Since the start of his course, Professor Seay has been dedicated not only to enhancing his own skills and those of his colleagues, but also to finding opportunities to enhance NCCU students’ technical education. His hands-on approach to teaching engaged students from the start, and his efforts have proven fruitful, with 11 of his students successfully landing jobs at large financial institutions after graduation. Professor Seay continues enhancing the curriculum and is currently developing a three-course System z certification program that he hopes will become a mainstay in the NCCU course syllabus.

“The IBM mainframe is poised to continue the tremendous growth track it has been on in recent years,” said Kathleen Pfeiffer, Program Manager, IBM Academic Initiative for System z. “The students of today are going to be responsible for the future operations of the mainframe, and it is thanks to professors such as Cameron Seay that students are learning a wide range of mainframe skills and gaining hands-on experience. Professor Seay’s passion and commitment is inspiring to his students, demonstrating the very essence of our Academic Initiative for System z program.”

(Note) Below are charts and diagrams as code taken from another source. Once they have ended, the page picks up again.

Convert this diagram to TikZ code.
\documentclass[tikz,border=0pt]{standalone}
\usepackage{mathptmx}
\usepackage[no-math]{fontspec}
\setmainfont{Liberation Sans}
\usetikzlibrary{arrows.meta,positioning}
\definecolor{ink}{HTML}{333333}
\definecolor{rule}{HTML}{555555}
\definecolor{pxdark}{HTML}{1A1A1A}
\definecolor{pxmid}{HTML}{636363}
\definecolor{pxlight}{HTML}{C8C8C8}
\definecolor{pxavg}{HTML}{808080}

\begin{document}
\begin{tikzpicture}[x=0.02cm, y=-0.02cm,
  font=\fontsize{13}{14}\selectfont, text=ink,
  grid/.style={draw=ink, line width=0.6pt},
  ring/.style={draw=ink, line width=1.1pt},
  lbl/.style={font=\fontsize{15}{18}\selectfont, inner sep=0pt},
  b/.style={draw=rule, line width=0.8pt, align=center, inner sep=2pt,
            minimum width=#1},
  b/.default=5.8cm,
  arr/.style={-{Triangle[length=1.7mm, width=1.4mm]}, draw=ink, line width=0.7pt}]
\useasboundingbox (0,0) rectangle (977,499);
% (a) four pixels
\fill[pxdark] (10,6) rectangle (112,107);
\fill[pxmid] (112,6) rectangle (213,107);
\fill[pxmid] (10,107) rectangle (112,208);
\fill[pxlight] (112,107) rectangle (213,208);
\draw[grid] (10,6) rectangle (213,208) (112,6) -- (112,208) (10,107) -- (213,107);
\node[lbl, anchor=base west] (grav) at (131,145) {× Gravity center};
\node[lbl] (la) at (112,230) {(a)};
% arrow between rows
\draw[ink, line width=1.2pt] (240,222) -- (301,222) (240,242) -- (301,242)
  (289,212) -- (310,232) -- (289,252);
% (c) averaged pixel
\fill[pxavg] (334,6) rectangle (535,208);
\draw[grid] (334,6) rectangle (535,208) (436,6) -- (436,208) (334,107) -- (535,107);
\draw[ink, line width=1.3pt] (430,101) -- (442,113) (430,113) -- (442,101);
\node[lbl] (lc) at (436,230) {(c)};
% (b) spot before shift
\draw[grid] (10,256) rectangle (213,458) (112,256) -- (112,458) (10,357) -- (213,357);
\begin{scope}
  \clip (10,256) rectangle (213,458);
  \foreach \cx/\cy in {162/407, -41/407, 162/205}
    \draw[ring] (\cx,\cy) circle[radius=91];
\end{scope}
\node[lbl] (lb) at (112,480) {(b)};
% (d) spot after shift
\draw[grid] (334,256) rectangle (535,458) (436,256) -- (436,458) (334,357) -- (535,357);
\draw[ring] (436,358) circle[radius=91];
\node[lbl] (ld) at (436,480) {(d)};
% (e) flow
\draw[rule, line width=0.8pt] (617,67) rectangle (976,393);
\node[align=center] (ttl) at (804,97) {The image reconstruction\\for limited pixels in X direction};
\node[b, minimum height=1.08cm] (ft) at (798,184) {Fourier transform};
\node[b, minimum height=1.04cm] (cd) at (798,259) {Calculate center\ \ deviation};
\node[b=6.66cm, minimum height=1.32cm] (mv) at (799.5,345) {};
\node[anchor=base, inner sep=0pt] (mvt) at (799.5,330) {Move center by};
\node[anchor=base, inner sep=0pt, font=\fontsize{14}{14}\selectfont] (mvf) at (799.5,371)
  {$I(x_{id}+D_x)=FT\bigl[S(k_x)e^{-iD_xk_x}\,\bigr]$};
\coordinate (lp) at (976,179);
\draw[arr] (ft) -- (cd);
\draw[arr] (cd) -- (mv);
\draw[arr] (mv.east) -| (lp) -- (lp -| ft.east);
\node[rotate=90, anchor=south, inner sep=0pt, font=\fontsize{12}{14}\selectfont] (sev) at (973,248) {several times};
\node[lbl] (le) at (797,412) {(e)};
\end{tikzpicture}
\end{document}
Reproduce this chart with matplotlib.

The IBM Academic Initiative for System z provides colleges and universities with educational resources to enhance the IBM System z skilled resource base and helps students develop practical skills that enable them to find good jobs quickly upon graduation. There are currently more than 400 colleges and universities across the globe teaching mainframe and large enterprise computing skills.

IBM System z is a key element of IBM’s New Enterprise Data Center model, which helps clients improve IT efficiency and facilitates the rapid deployment of new IT services for future business growth. The new model is based on best practices for virtualization, green IT, service management and cloud computing.

600 new applications were introduced for the IBM mainframe in 2007 – bringing the total to more than 4,000 unique applications available on the System z platform, and all of the top 50 worldwide banks and 22 of the top 25 U.S. retailers run System z.

In February 2008, IBM announced the z10 Enterprise Class mainframe, the most powerful mainframe computer in the world.